GIVEN DATA start

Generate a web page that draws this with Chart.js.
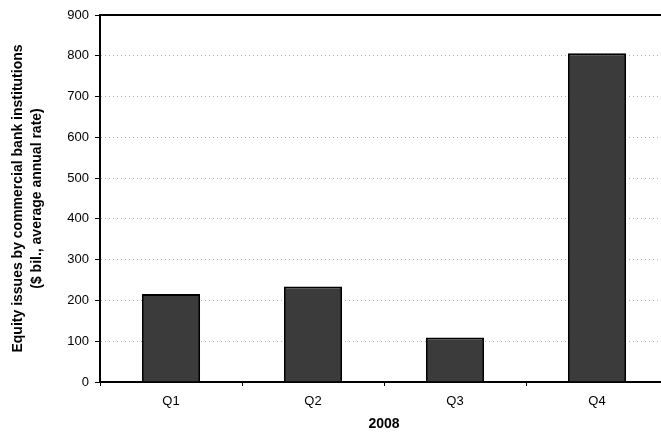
<!DOCTYPE html>
<html>
<head>
<meta charset="utf-8">
<script src="https://cdn.jsdelivr.net/npm/chart.js@4/dist/chart.umd.min.js"></script>
<style>
  html, body { margin: 0; padding: 0; background: #fff; overflow: hidden; }
  canvas { display: block; }
</style>
</head>
<body>
<canvas id="chart" width="670" height="439"></canvas>
<script>
// equity issues by commercial banks, 2008 (avg annual rate, $ bil.)
const quarters = ['Q1', 'Q2', 'Q3', 'Q4'];
const equityIssues = [216, 234, 109, 806];
const yTicks = [0, 100, 200, 300, 400, 500, 600, 700, 800, 900];

const FONT = 'Liberation Sans, Arial, sans-serif';

// solid top edge of the plot frame
const frameTop = {
  id: 'frameTop',
  afterDraw(chart) {
    const { ctx, chartArea } = chart;
    ctx.save();
    ctx.strokeStyle = '#000';
    ctx.lineWidth = 2;
    ctx.beginPath();
    ctx.moveTo(chartArea.left, chartArea.top);
    ctx.lineTo(chartArea.right, chartArea.top);
    ctx.stroke();
    ctx.restore();
  }
};

const ctx = document.getElementById('chart').getContext('2d');
const myChart = new Chart(ctx, {
  type: 'bar',
  data: {
    labels: quarters,
    datasets: [{
      data: equityIssues,
      backgroundColor: '#3b3b3b',
      borderColor: '#000',
      borderWidth: 2,
      barPercentage: 0.41,
      categoryPercentage: 1
    }]
  },
  options: {
    responsive: false,
    animation: false,
    layout: { padding: { top: 15, right: 2, left: 0, bottom: 0 } },
    plugins: {
      legend: { display: false },
      tooltip: { enabled: false }
    },
    scales: {
      x: {
        offset: true,
        grid: {
          display: true,
          offset: true,
          drawOnChartArea: false,
          tickLength: 4,
          tickColor: '#000'
        },
        border: { color: '#000', width: 2 },
        ticks: { color: '#000', font: { family: FONT, size: 13 }, padding: 8 },
        title: {
          display: true,
          text: '2008',
          color: '#000',
          font: { family: FONT, size: 14, weight: 'bold' },
          padding: { top: 4, bottom: 6 }
        },
        afterFit(scale) { scale.height = 57; }
      },
      y: {
        min: 0,
        max: 900,
        afterBuildTicks(scale) { scale.ticks = yTicks.map(v => ({ value: v })); },
        grid: {
          color: '#adadad',
          lineWidth: 1,
          tickLength: 5,
          tickColor: '#000'
        },
        border: { color: '#000', width: 2, dash: [1, 3] },
        ticks: { color: '#000', font: { family: FONT, size: 13 }, padding: 6 },
        title: {
          display: true,
          text: ['Equity issues by commercial bank institutions', '($ bil., average annual rate)'],
          color: '#000',
          font: { family: FONT, size: 14, weight: 'bold', lineHeight: 1.35 },
          padding: { top: 9, bottom: 0 }
        },
        afterFit(scale) { scale.width = 100; }
      }
    }
  },
  plugins: [frameTop]
});
</script>
</body>
</html>
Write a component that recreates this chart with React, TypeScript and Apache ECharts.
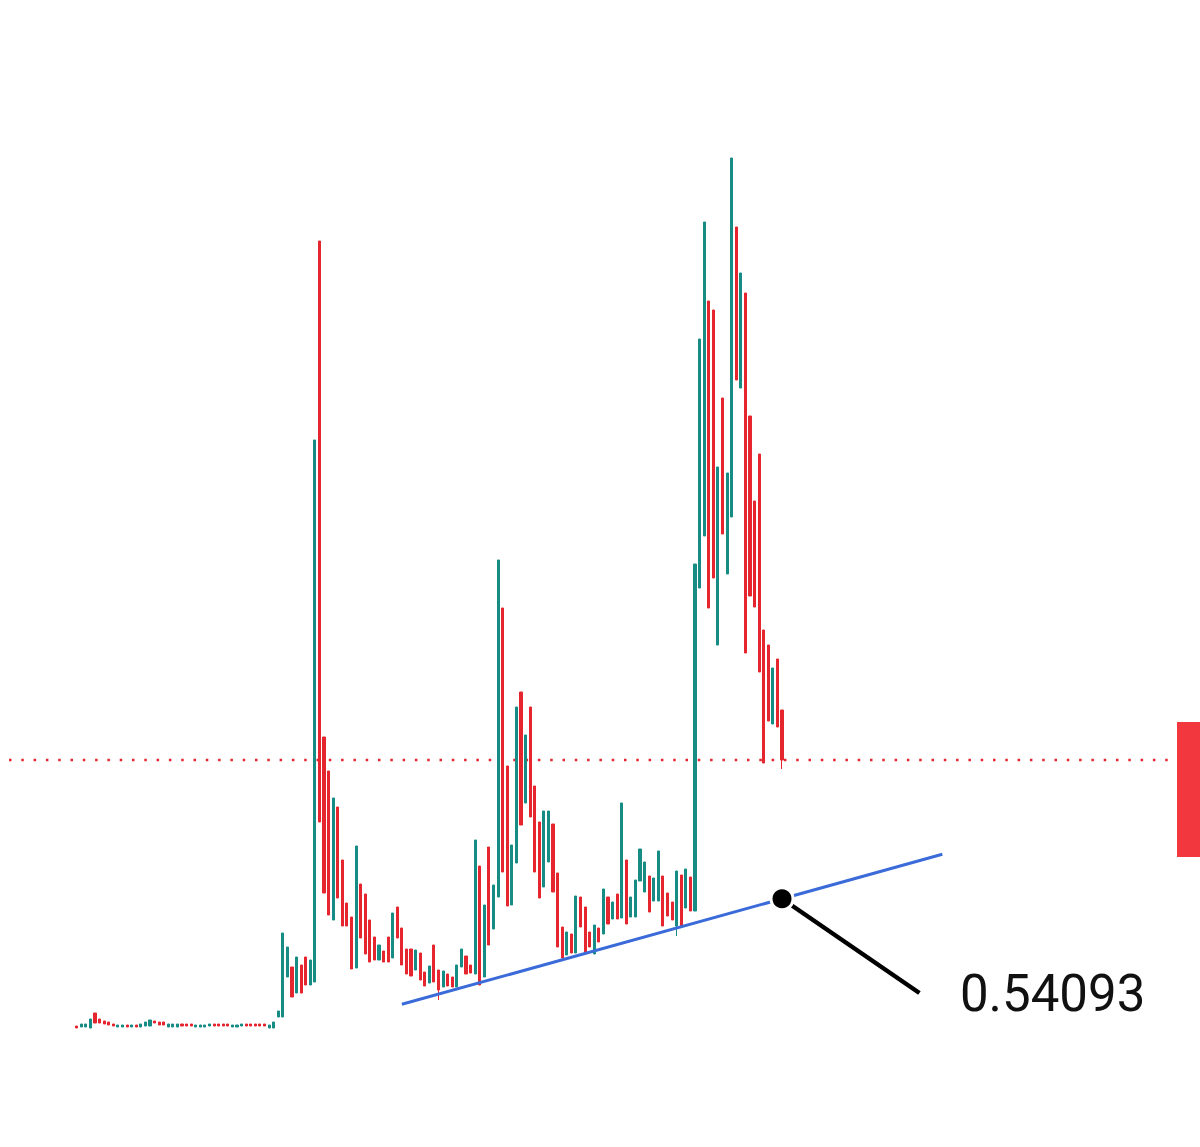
import React, { useEffect, useRef } from 'react';
import * as echarts from 'echarts';

// ---- data (price units) ----
const opens = [
  0.032, 0.028, 0.028, 0.024, 0.084, 0.060, 0.052, 0.048, 0.040, 0.028,
  0.028, 0.036, 0.028, 0.036, 0.028, 0.032, 0.032, 0.052, 0.048, 0.048,
  0.028, 0.028, 0.028, 0.040, 0.040, 0.040, 0.028, 0.028, 0.028, 0.032,
  0.040, 0.040, 0.040, 0.040, 0.028, 0.028, 0.032, 0.040, 0.040, 0.040,
  0.040, 0.040, 0.024, 0.024, 0.068, 0.068, 0.228, 0.268, 0.164, 0.276,
  0.308, 0.196, 0.208, 3.172, 1.188, 1.052, 0.456, 0.908, 0.696, 0.524,
  0.468, 0.264, 0.600, 0.560, 0.456, 0.388, 0.296, 0.332, 0.388, 0.304,
  0.508, 0.424, 0.340, 0.340, 0.256, 0.324, 0.248, 0.204, 0.356, 0.256,
  0.188, 0.240, 0.228, 0.188, 0.268, 0.312, 0.276, 0.240, 0.672, 0.228,
  0.748, 0.420, 0.548, 1.704, 1.072, 0.516, 0.684, 1.368, 0.924, 1.308,
  0.992, 0.848, 0.588, 0.688, 0.840, 0.644, 0.428, 0.316, 0.400, 0.324,
  0.548, 0.508, 0.408, 0.320, 0.424, 0.400, 0.548, 0.460, 0.560, 0.464,
  0.696, 0.468, 0.468, 0.612, 0.568, 0.632, 0.532, 0.532, 0.632, 0.564,
  0.528, 0.432, 0.636, 0.504, 0.628, 0.492, 1.784, 1.992, 2.932, 2.896,
  1.556, 2.544, 1.840, 2.068, 3.228, 2.584, 2.964, 2.472, 2.132, 2.320,
  1.616, 1.556, 1.240, 1.500, 1.296,
];

const closes = [
  0.024, 0.040, 0.040, 0.060, 0.044, 0.044, 0.040, 0.036, 0.032, 0.036,
  0.036, 0.028, 0.036, 0.028, 0.040, 0.048, 0.056, 0.044, 0.036, 0.036,
  0.040, 0.040, 0.040, 0.032, 0.032, 0.032, 0.036, 0.036, 0.036, 0.040,
  0.032, 0.032, 0.032, 0.032, 0.036, 0.036, 0.040, 0.032, 0.032, 0.032,
  0.032, 0.032, 0.036, 0.048, 0.092, 0.404, 0.348, 0.148, 0.308, 0.164,
  0.196, 0.296, 2.376, 0.848, 0.564, 0.476, 0.944, 0.544, 0.432, 0.432,
  0.260, 0.752, 0.384, 0.320, 0.288, 0.296, 0.356, 0.288, 0.288, 0.484,
  0.384, 0.276, 0.240, 0.232, 0.336, 0.216, 0.192, 0.272, 0.208, 0.176,
  0.252, 0.192, 0.188, 0.276, 0.340, 0.240, 0.244, 0.776, 0.196, 0.516,
  0.356, 0.596, 1.896, 0.648, 0.512, 0.756, 1.308, 0.836, 1.196, 0.868,
  0.648, 0.544, 0.892, 0.892, 0.568, 0.348, 0.304, 0.408, 0.324, 0.552,
  0.428, 0.328, 0.348, 0.436, 0.368, 0.580, 0.440, 0.528, 0.460, 0.924,
  0.440, 0.548, 0.616, 0.740, 0.688, 0.488, 0.624, 0.732, 0.432, 0.472,
  0.456, 0.652, 0.432, 0.660, 0.492, 1.880, 2.780, 3.248, 1.704, 1.824,
  2.268, 2.000, 2.244, 3.504, 2.616, 3.044, 1.524, 1.752, 1.708, 1.448,
  1.084, 1.252, 1.464, 1.228, 1.096,
];

// lower wicks that reach below the body: [candle index, low]
const wickLows = [
  [79, 0.136],
  [131, 0.392],
  [154, 1.060],
];

// support trend line: [candle index, price]
const trendStart = [71, 0.1189];
const trendEnd = [189, 0.7189];
const markedPoint = [154, 0.54093];
const labelAnchor = [184, 0.164];
const markedLabel = '0.54093';

const TOTAL_SLOTS = 240;
const categories = Array.from({ length: TOTAL_SLOTS }, (_, i) => String(i));

const UP = '#178c84';
const DOWN = '#e5262e';

export default function App() {
  const ref = useRef<HTMLDivElement>(null);

  useEffect(() => {
    if (!ref.current) return;
    const chart = echarts.init(ref.current, null, { renderer: 'svg' });

    const wickMap = new Map<number, number>(wickLows.map((w) => [w[0], w[1]] as [number, number]));
    const candles = opens.map((o, i) => {
      const c = closes[i];
      let low = Math.min(o, c);
      if (wickMap.has(i)) low = Math.min(low, wickMap.get(i) as number);
      const high = Math.max(o, c);
      return [o, c, low, high];
    });
    const lastPrice = closes[closes.length - 1];

    chart.setOption({
      animation: false,
      backgroundColor: '#ffffff',
      grid: { left: 74.4, top: 34, width: 1099.2, height: 1100 },
      xAxis: {
        type: 'category',
        data: categories,
        show: false,
        boundaryGap: true,
      },
      yAxis: {
        type: 'value',
        min: -0.4,
        max: 4.0,
        show: false,
        splitLine: { show: false },
      },
      series: [
        {
          type: 'candlestick',
          data: candles,
          barWidth: 2.6,
          silent: true,
          itemStyle: {
            color: UP,
            color0: DOWN,
            borderColor: UP,
            borderColor0: DOWN,
            borderWidth: 1,
          },
          markLine: {
            silent: true,
            symbol: ['none', 'none'],
            label: { show: false },
            emphasis: { disabled: true },
            data: [
              [
                { coord: trendStart, lineStyle: { color: '#3b6bd9', width: 3, type: 'solid' } },
                { coord: trendEnd },
              ],
              [
                { coord: markedPoint, lineStyle: { color: '#000000', width: 4.5, type: 'solid' } },
                { coord: labelAnchor },
              ],
            ],
          },
          markPoint: {
            silent: true,
            z: 10,
            data: [
              {
                coord: markedPoint,
                symbol: 'circle',
                symbolSize: 22,
                itemStyle: { color: '#000000', borderColor: '#ffffff', borderWidth: 3 },
                label: { show: false },
              },
              {
                coord: labelAnchor,
                symbol: 'circle',
                symbolSize: 1,
                itemStyle: { color: 'rgba(0,0,0,0)' },
                label: {
                  show: true,
                  position: 'right',
                  distance: 40,
                  formatter: markedLabel,
                  fontFamily: 'Roboto',
                  fontSize: 51,
                  color: '#111111',
                },
              },
            ],
          },
        },
      ],
    });

    const yPx = chart.convertToPixel({ yAxisIndex: 0 }, lastPrice) as number;
    chart.setOption({
      graphic: [
        {
          type: 'line',
          silent: true,
          z: 1,
          shape: { x1: 9, y1: yPx, x2: 1173, y2: yPx },
          style: { stroke: DOWN, lineWidth: 2.5, lineDash: [2.5, 9.8] },
        },
        {
          type: 'rect',
          silent: true,
          shape: { x: 1177, y: yPx - 38, width: 30, height: 135 },
          style: { fill: '#f2383e' },
        },
      ],
    });

    return () => chart.dispose();
  }, []);

  return (
    <div
      ref={ref}
      style={{ position: 'absolute', left: 0, top: 0, width: 1200, height: 1147, background: '#fff' }}
    />
  );
}
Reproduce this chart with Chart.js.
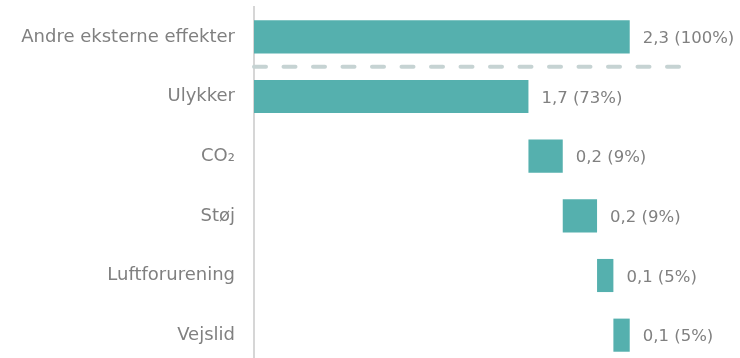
<!DOCTYPE html>
<html>
<head>
<meta charset="utf-8">
<script src="https://cdn.jsdelivr.net/npm/chart.js@4"></script>
<style>
  html, body { margin: 0; padding: 0; background: #ffffff; overflow: hidden; }
  canvas { display: block; }
</style>
</head>
<body>
<canvas id="chart" width="740" height="366"></canvas>
<script>
// categories and values (waterfall: total first, then parts stacked up to total)
const categories = ['Andre eksterne effekter', 'Ulykker', 'CO\u2082', 'St\u00f8j', 'Luftforurening', 'Vejslid'];
const values = [2.3, 1.68, 0.21, 0.21, 0.10, 0.10];
const valueLabels = ['2,3 (100%)', '1,7 (73%)', '0,2 (9%)', '0,2 (9%)', '0,1 (5%)', '0,1 (5%)'];
const xMax = 2.62;

// build floating ranges: first bar is the total, the rest accumulate
const ranges = [];
let running = 0;
values.forEach((v, i) => {
    if (i === 0) {
        ranges.push([0, v]);
    } else {
        ranges.push([running, running + v]);
        running += v;
    }
});

const textGrey = '#808080';
const fontFamily = '"DejaVu Sans", sans-serif';

// value labels to the right of each bar
const valueLabelPlugin = {
    id: 'valueLabels',
    afterDatasetsDraw(chart) {
        const ctx = chart.ctx;
        const meta = chart.getDatasetMeta(0);
        ctx.save();
        ctx.font = '16.5px ' + fontFamily;
        ctx.fillStyle = textGrey;
        ctx.textAlign = 'left';
        ctx.textBaseline = 'middle';
        meta.data.forEach((bar, i) => {
            ctx.fillText(valueLabels[i], bar.x + 13, bar.y + 2);
        });
        ctx.restore();
    }
};

// dashed separator between the total and its parts
const separatorPlugin = {
    id: 'separator',
    afterDatasetsDraw(chart) {
        const ctx = chart.ctx;
        const y = chart.scales.y;
        const yPos = (y.getPixelForValue(0) + y.getPixelForValue(1)) / 2;
        ctx.save();
        ctx.strokeStyle = '#c6d3d3';
        ctx.lineWidth = 4;
        ctx.lineCap = 'round';
        ctx.setLineDash([12, 17.5]);
        ctx.beginPath();
        ctx.moveTo(chart.chartArea.left, yPos);
        ctx.lineTo(chart.chartArea.right - 2, yPos);
        ctx.stroke();
        ctx.restore();
    }
};

new Chart(document.getElementById('chart'), {
    type: 'bar',
    data: {
        labels: categories,
        datasets: [{
            data: ranges,
            backgroundColor: '#55b0ae',
            borderWidth: 0,
            borderSkipped: false,
            categoryPercentage: 1,
            barPercentage: 0.555
        }]
    },
    options: {
        indexAxis: 'y',
        responsive: false,
        animation: false,
        layout: {
            padding: { top: 7, right: 58, bottom: 1, left: 0 }
        },
        plugins: {
            legend: { display: false },
            tooltip: { enabled: false }
        },
        scales: {
            x: {
                display: false,
                min: 0,
                max: xMax
            },
            y: {
                grid: { display: false, drawTicks: false },
                border: { display: true, color: '#d6d6d6', width: 2 },
                ticks: {
                    color: textGrey,
                    padding: 19,
                    font: { family: fontFamily, size: 18 }
                },
                afterFit(scale) {
                    scale.width = 254;
                    scale.paddingTop = 0;
                    scale.paddingBottom = 0;
                }
            }
        }
    },
    plugins: [separatorPlugin, valueLabelPlugin]
});
</script>
</body>
</html>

GIVEN DATA end

**PROBLEM**
Show each line of the listing that holds the string "this".

**EXERCISE ANSWER**
Generate a web page that draws this with Chart.js.
Write a component that recreates this chart with React, TypeScript and Apache ECharts.
Reproduce this chart with Chart.js.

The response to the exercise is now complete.